Windows 7 introduces a new API called DirectX Compute, which enables the system to fully use the parallel processing in modern graphics cards from Nvidia, ATI, and others.
In ye olden days of PC lore, when computer processors didn’t include the math coprocessor for cost purposes, anything requiring floating point math calculation took FOREVER to complete. I know this because I had an old Packard Bell 486SX laptop with the old CPU which did not have the coprocessor built in. A 486DX would have had the floating point instructions built into the main CPU.
I had a 3D architectural program that would let you build houses and rooms in 2D, then it would render them in 3D for a walkthrough. The 3D rendering required floating point math, and it took a long time to render on the non floating point CPU. This old laptop did, however, have a spot for a math coprocessor. I purchased and installed it, and the 3D rendering phase of that program took off. Not long after that, math coprocessing instructions were built into the main CPU as a standard feature. This was before the days of these 3D graphics cards with their unreal floating point performance. These cards’ instructions are utilized by many games’ routines which are specifically built for accessing these features. In DOS and some older Windows versions like Windows 95, the games (like DOOM) would basically create their own operating environment which the OS would shell out to, in order to have access to 32 bit and graphics functions.
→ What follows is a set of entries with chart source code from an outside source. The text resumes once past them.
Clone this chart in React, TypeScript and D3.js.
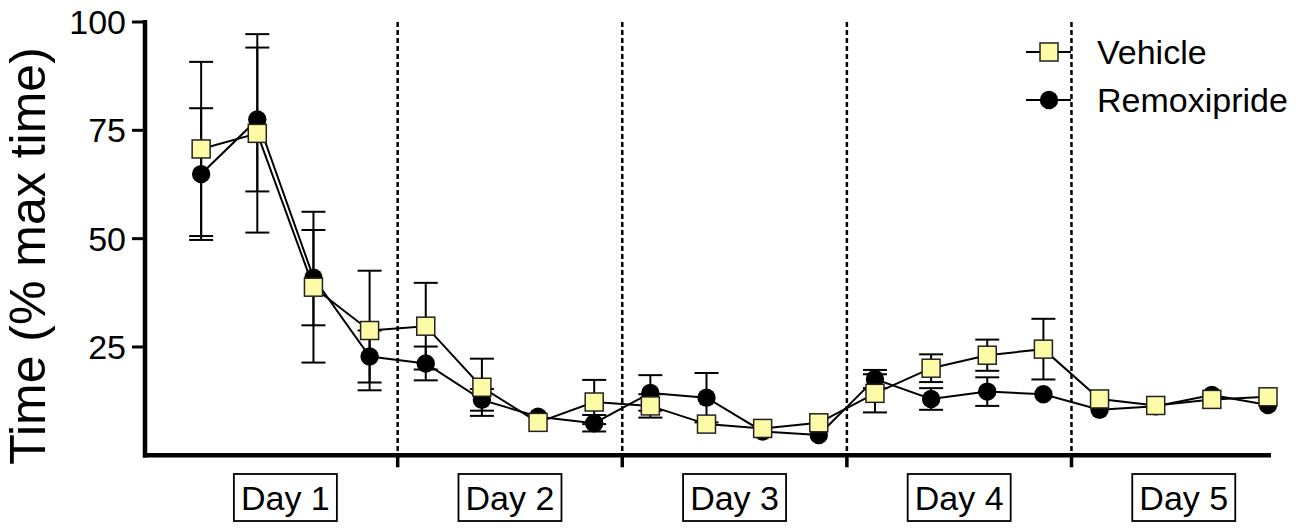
import React from "react";
import * as d3 from "d3";

const dayLabels = ["Day 1", "Day 2", "Day 3", "Day 4", "Day 5"];
const yTicks = [25, 50, 75, 100];
const vehicleMean = [70.7, 74.3, 38.8, 28.8, 29.8, 15.7, 7.6, 12.3, 11.4, 7.2, 6.2, 7.5, 14.3, 20.1, 23.1, 24.5, 13.0, 11.5, 12.9, 13.5];
const vehicleErr = [20.1, 22.9, 17.4, 13.8, 10.0, 6.6, 0, 5.1, 2.7, 0, 0, 0, 4.4, 3.2, 3.6, 7.0, 0, 0, 0, 0];
const remoxMean = [64.9, 77.5, 41.0, 22.8, 21.2, 12.8, 8.9, 7.4, 14.4, 13.3, 5.5, 4.7, 17.6, 13.0, 14.7, 14.1, 10.5, 11.3, 13.9, 11.6];
const remoxErr = [15.2, 16.6, 11.0, 6.0, 3.9, 2.5, 0, 1.9, 4.1, 5.7, 0, 0, 2.1, 2.5, 3.3, 0, 0, 0, 0, 0];
const seriesNames = ["Vehicle", "Remoxipride"];

const W = 1300;
const H = 530;
const FONT = "'Liberation Sans', Arial, Helvetica, sans-serif";
const YELLOW = "#fdfba6";

export default function App() {
  const x = d3.scaleLinear().domain([-1, 19]).range([145, 1268]);
  const y = d3.scaleLinear().domain([0, 100]).range([455.3, 22]);
  const idx = d3.range(vehicleMean.length);
  const line = d3
    .line<number>()
    .x((_, i) => x(i))
    .y((d) => y(d));
  const boundaries = [3.5, 7.5, 11.5, 15.5];
  const capW = 12;

  const errBars = (means: number[], errs: number[], key: string) =>
    idx
      .filter((i) => errs[i] > 0)
      .map((i) => {
        const cx = x(i);
        const top = y(means[i] + errs[i]);
        const bot = y(means[i] - errs[i]);
        return (
          <g key={key + i} stroke="#000" strokeWidth={2}>
            <line x1={cx} x2={cx} y1={top} y2={bot} />
            <line x1={cx - capW} x2={cx + capW} y1={top} y2={top} />
            <line x1={cx - capW} x2={cx + capW} y1={bot} y2={bot} />
          </g>
        );
      });

  const square = (cx: number, cy: number, k: string) => (
    <rect key={k} x={cx - 9} y={cy - 9} width={18} height={18} fill={YELLOW} stroke="#222" strokeWidth={1.5} />
  );
  const circle = (cx: number, cy: number, k: string) => (
    <circle key={k} cx={cx} cy={cy} r={9.2} fill="#000" />
  );

  return (
    <svg width={W} height={H} style={{ position: "absolute", left: 0, top: 0, background: "#fff" }} fontFamily={FONT}>
      {/* dashed day separators */}
      {boundaries.map((b) => (
        <line key={"d" + b} x1={x(b)} x2={x(b)} y1={y(100)} y2={y(0)} stroke="#000" strokeWidth={2.5} strokeDasharray="5 3" />
      ))}
      {/* error bars */}
      {errBars(remoxMean, remoxErr, "re")}
      {errBars(vehicleMean, vehicleErr, "ve")}
      {/* lines */}
      <path d={line(remoxMean) || ""} fill="none" stroke="#000" strokeWidth={2} />
      <path d={line(vehicleMean) || ""} fill="none" stroke="#000" strokeWidth={2} />
      {/* markers */}
      {remoxMean.map((v, i) => circle(x(i), y(v), "rc" + i))}
      {vehicleMean.map((v, i) => square(x(i), y(v), "vs" + i))}

      {/* axes */}
      <line x1={145} x2={145} y1={y(100) - 2} y2={y(0) + 2.2} stroke="#000" strokeWidth={4.5} />
      <line x1={143} x2={x(19) + 3} y1={y(0)} y2={y(0)} stroke="#000" strokeWidth={4.5} />
      {yTicks.map((t) => (
        <g key={"yt" + t}>
          <line x1={132} x2={145} y1={y(t)} y2={y(t)} stroke="#000" strokeWidth={3} />
          <text x={126} y={y(t)} textAnchor="end" dominantBaseline="central" fontSize={34} fill="#000">
            {t}
          </text>
        </g>
      ))}
      {boundaries.map((b) => (
        <line key={"xt" + b} x1={x(b)} x2={x(b)} y1={y(0)} y2={y(0) + 12} stroke="#000" strokeWidth={3.5} />
      ))}
      {/* day labels */}
      {dayLabels.map((d, i) => {
        const cx = (x(i * 4) + x(i * 4 + 3)) / 2;
        return (
          <g key={d}>
            <rect x={cx - 51.5} y={474} width={103} height={47} fill="#fff" stroke="#000" strokeWidth={1.8} />
            <text x={cx} y={498} textAnchor="middle" dominantBaseline="central" fontSize={34} fill="#000">
              {d}
            </text>
          </g>
        );
      })}
      {/* y axis title */}
      <text
        transform={`translate(28,256) rotate(-90)`}
        textAnchor="middle"
        dominantBaseline="central"
        fontSize={50}
        fill="#000"
      >
        Time (% max time)
      </text>
      {/* legend */}
      {seriesNames.map((s, i) => {
        const ly = 52 + i * 48;
        return (
          <g key={s}>
            <line x1={1026} x2={1071} y1={ly} y2={ly} stroke="#000" strokeWidth={2} />
            {i === 0 ? square(1049, ly, "lg" + i) : circle(1049, ly, "lg" + i)}
            <text x={1097} y={ly} dominantBaseline="central" fontSize={34} fill="#000">
              {s}
            </text>
          </g>
        );
      })}
    </svg>
  );
}
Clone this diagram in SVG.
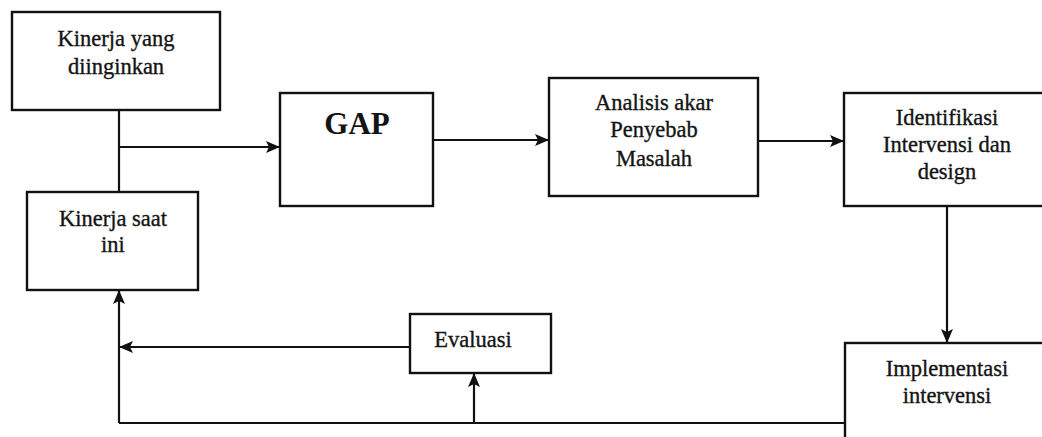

Later on, Microsoft introduced the DirectX API for direct access to the graphics features via the OS itself. Now it seems that they are taking it one step further. I am not totally clear on how the games, which are essentially Windows apps, could access the graphics features via regular DirectX, but regular apps require this new API? I probably am missing a step somewhere in there. I’m sure that there are new GPU features that they allow access to, or improve the access. Maybe this new API merely makes it easier to access for regular (non games) applications programmers. I really do not know at this time. I have not studied the API.
Chris Daniel further claims that Directx Compute will “enable use of advanced technologies like SLI-based, multi-GPU gaming, 3D Vision, and PhysX real-time physics.” So, this will bring parallel computing to the masses.
Well, that’s great news for graphics hungry Windows users who have top shelf graphics hardware. I guess that that $6000 Alienware gaming laptop is again calling my name.